Still, even with FICA included, the ability to shift income from your higher bracket to your child’s lower (or zero) bracket often results in a meaningful net savings.


Real Work, Reasonable Pay

To stay on the right side of the IRS and protect your deduction:

  1. Assign real work. Your child should be performing age-appropriate tasks that directly support your business—think filing, inventory, marketing assistance, bookkeeping, social media support, or customer service.

  2. Pay fair market wages. Compensation must reflect what you would reasonably pay a non-family member for the same work.

  3. Keep good records. Use timesheets, maintain a job description, and process payroll through a proper payroll system.
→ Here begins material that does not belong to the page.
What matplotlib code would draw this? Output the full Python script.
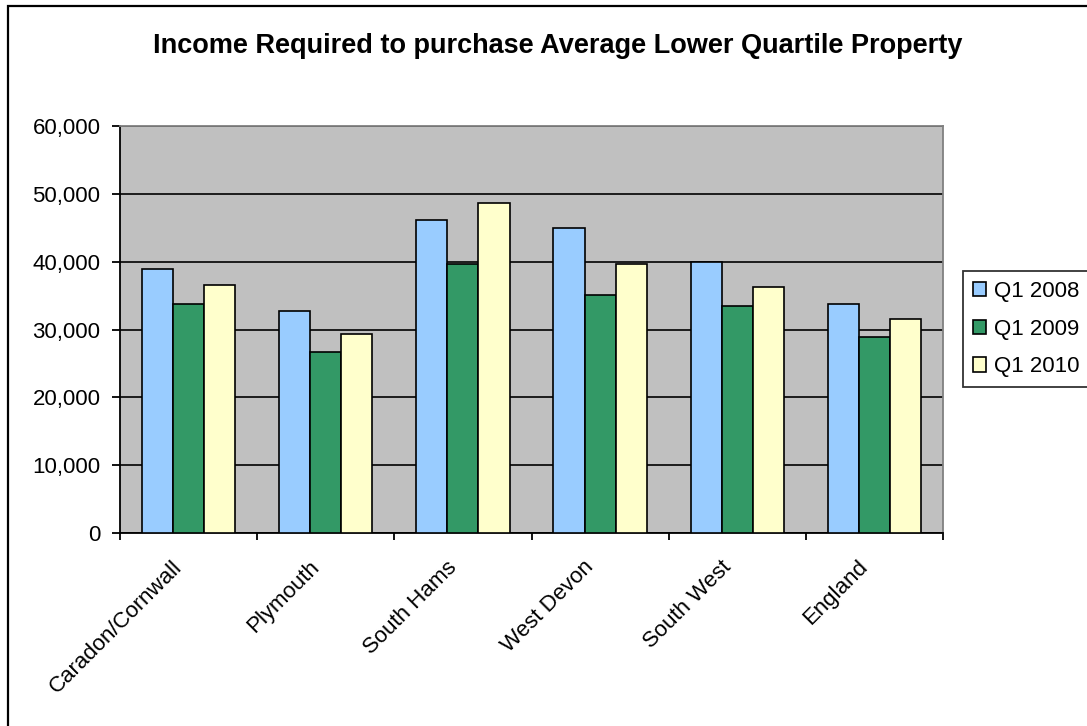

Issue a W-2 at year-end.

  4. Avoid treating them as an independent contractor. If they are working under your direction and using your tools, they must be classified as employees.


Use the Wages to Pay Tuition—or Jumpstart Retirement

Once your child earns this money, they can use it for next year’s tuition, books, room and board, or other qualified education expenses. You’ve essentially transferred funds from your business to your child in a tax-efficient way.

But what if you don’t need help with tuition? There’s another powerful option: a Roth IRA. If your child has earned income and is under the income limits, they can contribute up to $7,000 (for 2025) into a Roth IRA. This can give them decades of tax-free growth on their savings, even if they only contribute for a few summers during college.


Watch Out for These Common Mistakes

While this is a legal and effective tax strategy, there are a few pitfalls to avoid:

  • Don't inflate job duties or wages. Be honest and reasonable in how you describe the work and what you pay for it.

  • Don’t forget to withhold taxes if required. Older children and corporate employers must follow all payroll rules.

  • Coordinate with your tax advisor. If you’re also claiming education credits or other family-based tax benefits, proper coordination is key to maximizing overall savings.


It's a Teaching Moment—And a Tax Break

Hiring your college-age child over the summer isn’t just good for your tax return. It’s a way to teach them real-world skills, build financial responsibility, and start preparing them for the future—whether that’s next semester or long-term retirement planning.

And when structured correctly, it can help your business save money while keeping more wealth within the family.